*GOAL*.
Pictures do not belong in your copy. Repeat all the other data exactly.

*COLLECTED MATERIAL*.
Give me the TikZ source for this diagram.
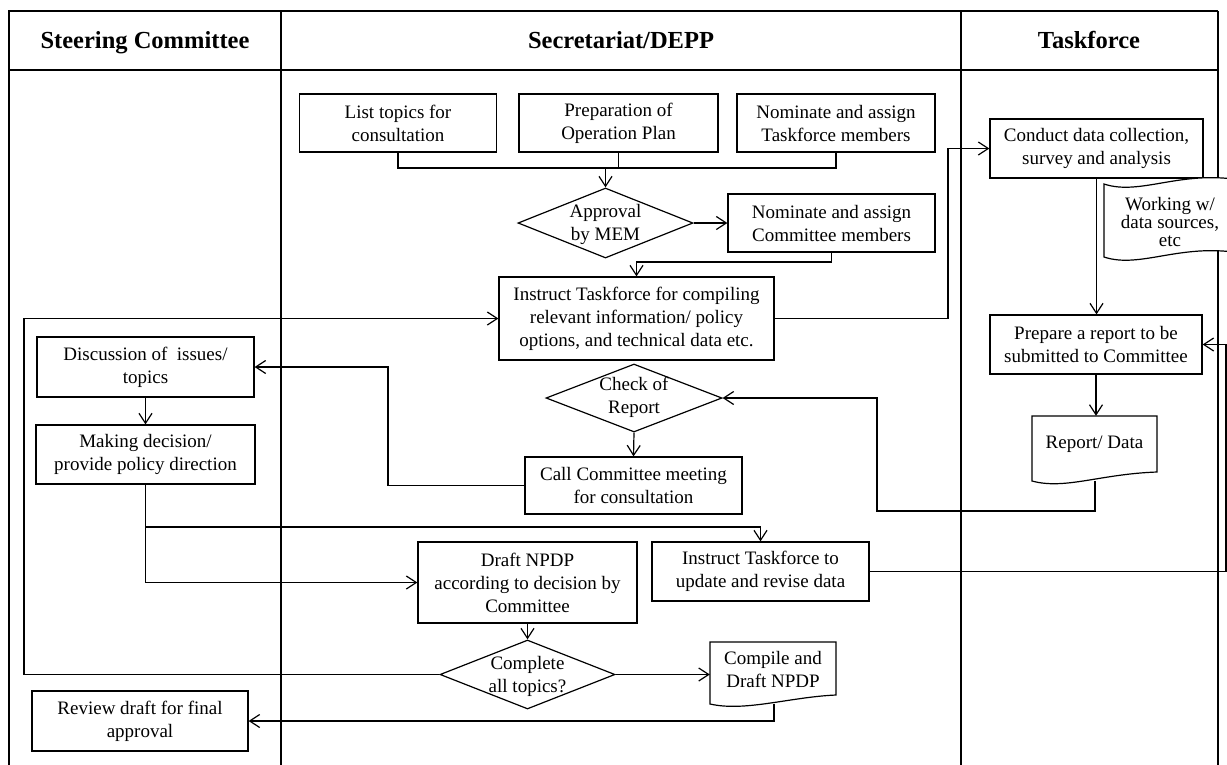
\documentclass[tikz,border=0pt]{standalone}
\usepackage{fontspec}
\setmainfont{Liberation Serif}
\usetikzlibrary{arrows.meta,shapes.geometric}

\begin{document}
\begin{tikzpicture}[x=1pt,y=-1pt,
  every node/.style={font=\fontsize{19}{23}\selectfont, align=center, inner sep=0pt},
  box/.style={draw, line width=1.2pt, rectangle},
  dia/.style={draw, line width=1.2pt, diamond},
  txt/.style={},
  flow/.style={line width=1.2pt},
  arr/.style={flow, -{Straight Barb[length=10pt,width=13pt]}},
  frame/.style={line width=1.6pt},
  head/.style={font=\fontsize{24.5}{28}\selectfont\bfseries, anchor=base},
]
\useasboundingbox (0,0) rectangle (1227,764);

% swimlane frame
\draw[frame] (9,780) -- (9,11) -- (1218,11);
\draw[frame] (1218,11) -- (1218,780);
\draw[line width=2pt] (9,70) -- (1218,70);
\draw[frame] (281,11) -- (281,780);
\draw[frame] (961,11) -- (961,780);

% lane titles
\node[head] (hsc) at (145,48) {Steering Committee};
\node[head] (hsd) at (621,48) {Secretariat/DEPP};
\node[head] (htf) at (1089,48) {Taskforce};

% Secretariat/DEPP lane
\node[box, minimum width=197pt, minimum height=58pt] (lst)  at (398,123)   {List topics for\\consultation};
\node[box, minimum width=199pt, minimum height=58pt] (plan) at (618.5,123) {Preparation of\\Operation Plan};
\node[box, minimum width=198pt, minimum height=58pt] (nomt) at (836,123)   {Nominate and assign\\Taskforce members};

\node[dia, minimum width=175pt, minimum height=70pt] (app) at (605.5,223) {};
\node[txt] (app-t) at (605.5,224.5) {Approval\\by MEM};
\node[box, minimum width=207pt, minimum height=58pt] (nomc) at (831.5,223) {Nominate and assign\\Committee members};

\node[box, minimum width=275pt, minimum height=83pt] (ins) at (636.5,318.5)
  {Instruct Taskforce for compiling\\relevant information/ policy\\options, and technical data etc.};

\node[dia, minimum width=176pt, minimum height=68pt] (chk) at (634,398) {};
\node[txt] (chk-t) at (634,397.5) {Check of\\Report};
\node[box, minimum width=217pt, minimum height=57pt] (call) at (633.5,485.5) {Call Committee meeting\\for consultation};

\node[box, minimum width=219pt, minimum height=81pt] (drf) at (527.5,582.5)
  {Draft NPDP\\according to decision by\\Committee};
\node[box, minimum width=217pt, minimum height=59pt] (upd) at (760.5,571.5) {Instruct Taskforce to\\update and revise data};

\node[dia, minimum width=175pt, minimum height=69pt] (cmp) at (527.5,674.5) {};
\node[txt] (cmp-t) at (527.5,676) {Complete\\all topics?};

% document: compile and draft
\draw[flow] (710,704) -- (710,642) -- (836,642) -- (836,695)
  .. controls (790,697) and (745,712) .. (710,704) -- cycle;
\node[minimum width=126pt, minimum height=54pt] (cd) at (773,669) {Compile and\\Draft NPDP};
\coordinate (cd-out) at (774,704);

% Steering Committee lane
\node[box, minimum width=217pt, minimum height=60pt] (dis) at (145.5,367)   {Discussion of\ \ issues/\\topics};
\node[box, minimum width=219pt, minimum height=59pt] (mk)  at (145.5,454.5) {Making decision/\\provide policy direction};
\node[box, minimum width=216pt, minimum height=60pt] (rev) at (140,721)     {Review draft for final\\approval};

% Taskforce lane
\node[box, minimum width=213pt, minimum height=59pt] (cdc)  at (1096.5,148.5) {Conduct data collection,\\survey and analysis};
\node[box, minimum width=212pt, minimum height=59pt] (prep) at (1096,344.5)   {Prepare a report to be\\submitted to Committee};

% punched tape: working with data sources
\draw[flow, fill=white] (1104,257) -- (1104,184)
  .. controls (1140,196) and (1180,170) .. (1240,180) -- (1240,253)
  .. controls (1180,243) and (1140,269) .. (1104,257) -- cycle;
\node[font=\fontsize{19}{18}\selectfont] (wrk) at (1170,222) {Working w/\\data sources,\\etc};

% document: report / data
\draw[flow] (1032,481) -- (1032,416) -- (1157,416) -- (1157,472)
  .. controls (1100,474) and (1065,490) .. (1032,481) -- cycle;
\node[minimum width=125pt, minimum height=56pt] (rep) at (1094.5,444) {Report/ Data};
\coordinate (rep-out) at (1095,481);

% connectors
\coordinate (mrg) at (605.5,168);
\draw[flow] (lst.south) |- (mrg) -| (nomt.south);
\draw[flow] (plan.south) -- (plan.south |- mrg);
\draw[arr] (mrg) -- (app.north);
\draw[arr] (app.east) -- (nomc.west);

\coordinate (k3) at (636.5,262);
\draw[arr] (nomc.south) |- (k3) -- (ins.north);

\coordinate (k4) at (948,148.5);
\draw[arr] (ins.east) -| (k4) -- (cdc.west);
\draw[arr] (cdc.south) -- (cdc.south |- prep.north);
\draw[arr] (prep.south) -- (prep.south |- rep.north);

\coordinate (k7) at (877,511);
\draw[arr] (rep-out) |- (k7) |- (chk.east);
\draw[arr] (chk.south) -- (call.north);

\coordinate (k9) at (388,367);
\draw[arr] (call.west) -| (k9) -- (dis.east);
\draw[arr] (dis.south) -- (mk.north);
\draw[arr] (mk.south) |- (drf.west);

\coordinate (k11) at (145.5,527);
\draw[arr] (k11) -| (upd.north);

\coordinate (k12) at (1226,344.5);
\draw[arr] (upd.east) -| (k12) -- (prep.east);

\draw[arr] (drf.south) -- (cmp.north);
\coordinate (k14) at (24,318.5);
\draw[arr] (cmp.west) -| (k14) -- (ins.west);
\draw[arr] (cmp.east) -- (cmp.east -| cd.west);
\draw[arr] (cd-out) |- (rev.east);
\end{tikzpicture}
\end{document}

*THE REPLY*.
Give me the TikZ source for this diagram.
\documentclass[tikz,border=0pt]{standalone}
\usepackage{fontspec}
\setmainfont{Liberation Serif}
\usetikzlibrary{arrows.meta,shapes.geometric}

\begin{document}
\begin{tikzpicture}[x=1pt,y=-1pt,
  every node/.style={font=\fontsize{19}{23}\selectfont, align=center, inner sep=0pt},
  box/.style={draw, line width=1.2pt, rectangle},
  dia/.style={draw, line width=1.2pt, diamond},
  txt/.style={},
  flow/.style={line width=1.2pt},
  arr/.style={flow, -{Straight Barb[length=10pt,width=13pt]}},
  frame/.style={line width=1.6pt},
  head/.style={font=\fontsize{24.5}{28}\selectfont\bfseries, anchor=base},
]
\useasboundingbox (0,0) rectangle (1227,764);

% swimlane frame
\draw[frame] (9,780) -- (9,11) -- (1218,11);
\draw[frame] (1218,11) -- (1218,780);
\draw[line width=2pt] (9,70) -- (1218,70);
\draw[frame] (281,11) -- (281,780);
\draw[frame] (961,11) -- (961,780);

% lane titles
\node[head] (hsc) at (145,48) {Steering Committee};
\node[head] (hsd) at (621,48) {Secretariat/DEPP};
\node[head] (htf) at (1089,48) {Taskforce};

% Secretariat/DEPP lane
\node[box, minimum width=197pt, minimum height=58pt] (lst)  at (398,123)   {List topics for\\consultation};
\node[box, minimum width=199pt, minimum height=58pt] (plan) at (618.5,123) {Preparation of\\Operation Plan};
\node[box, minimum width=198pt, minimum height=58pt] (nomt) at (836,123)   {Nominate and assign\\Taskforce members};

\node[dia, minimum width=175pt, minimum height=70pt] (app) at (605.5,223) {};
\node[txt] (app-t) at (605.5,224.5) {Approval\\by MEM};
\node[box, minimum width=207pt, minimum height=58pt] (nomc) at (831.5,223) {Nominate and assign\\Committee members};

\node[box, minimum width=275pt, minimum height=83pt] (ins) at (636.5,318.5)
  {Instruct Taskforce for compiling\\relevant information/ policy\\options, and technical data etc.};

\node[dia, minimum width=176pt, minimum height=68pt] (chk) at (634,398) {};
\node[txt] (chk-t) at (634,397.5) {Check of\\Report};
\node[box, minimum width=217pt, minimum height=57pt] (call) at (633.5,485.5) {Call Committee meeting\\for consultation};

\node[box, minimum width=219pt, minimum height=81pt] (drf) at (527.5,582.5)
  {Draft NPDP\\according to decision by\\Committee};
\node[box, minimum width=217pt, minimum height=59pt] (upd) at (760.5,571.5) {Instruct Taskforce to\\update and revise data};

\node[dia, minimum width=175pt, minimum height=69pt] (cmp) at (527.5,674.5) {};
\node[txt] (cmp-t) at (527.5,676) {Complete\\all topics?};

% document: compile and draft
\draw[flow] (710,704) -- (710,642) -- (836,642) -- (836,695)
  .. controls (790,697) and (745,712) .. (710,704) -- cycle;
\node[minimum width=126pt, minimum height=54pt] (cd) at (773,669) {Compile and\\Draft NPDP};
\coordinate (cd-out) at (774,704);

% Steering Committee lane
\node[box, minimum width=217pt, minimum height=60pt] (dis) at (145.5,367)   {Discussion of\ \ issues/\\topics};
\node[box, minimum width=219pt, minimum height=59pt] (mk)  at (145.5,454.5) {Making decision/\\provide policy direction};
\node[box, minimum width=216pt, minimum height=60pt] (rev) at (140,721)     {Review draft for final\\approval};

% Taskforce lane
\node[box, minimum width=213pt, minimum height=59pt] (cdc)  at (1096.5,148.5) {Conduct data collection,\\survey and analysis};
\node[box, minimum width=212pt, minimum height=59pt] (prep) at (1096,344.5)   {Prepare a report to be\\submitted to Committee};

% punched tape: working with data sources
\draw[flow, fill=white] (1104,257) -- (1104,184)
  .. controls (1140,196) and (1180,170) .. (1240,180) -- (1240,253)
  .. controls (1180,243) and (1140,269) .. (1104,257) -- cycle;
\node[font=\fontsize{19}{18}\selectfont] (wrk) at (1170,222) {Working w/\\data sources,\\etc};

% document: report / data
\draw[flow] (1032,481) -- (1032,416) -- (1157,416) -- (1157,472)
  .. controls (1100,474) and (1065,490) .. (1032,481) -- cycle;
\node[minimum width=125pt, minimum height=56pt] (rep) at (1094.5,444) {Report/ Data};
\coordinate (rep-out) at (1095,481);

% connectors
\coordinate (mrg) at (605.5,168);
\draw[flow] (lst.south) |- (mrg) -| (nomt.south);
\draw[flow] (plan.south) -- (plan.south |- mrg);
\draw[arr] (mrg) -- (app.north);
\draw[arr] (app.east) -- (nomc.west);

\coordinate (k3) at (636.5,262);
\draw[arr] (nomc.south) |- (k3) -- (ins.north);

\coordinate (k4) at (948,148.5);
\draw[arr] (ins.east) -| (k4) -- (cdc.west);
\draw[arr] (cdc.south) -- (cdc.south |- prep.north);
\draw[arr] (prep.south) -- (prep.south |- rep.north);

\coordinate (k7) at (877,511);
\draw[arr] (rep-out) |- (k7) |- (chk.east);
\draw[arr] (chk.south) -- (call.north);

\coordinate (k9) at (388,367);
\draw[arr] (call.west) -| (k9) -- (dis.east);
\draw[arr] (dis.south) -- (mk.north);
\draw[arr] (mk.south) |- (drf.west);

\coordinate (k11) at (145.5,527);
\draw[arr] (k11) -| (upd.north);

\coordinate (k12) at (1226,344.5);
\draw[arr] (upd.east) -| (k12) -- (prep.east);

\draw[arr] (drf.south) -- (cmp.north);
\coordinate (k14) at (24,318.5);
\draw[arr] (cmp.west) -| (k14) -- (ins.west);
\draw[arr] (cmp.east) -- (cmp.east -| cd.west);
\draw[arr] (cd-out) |- (rev.east);
\end{tikzpicture}
\end{document}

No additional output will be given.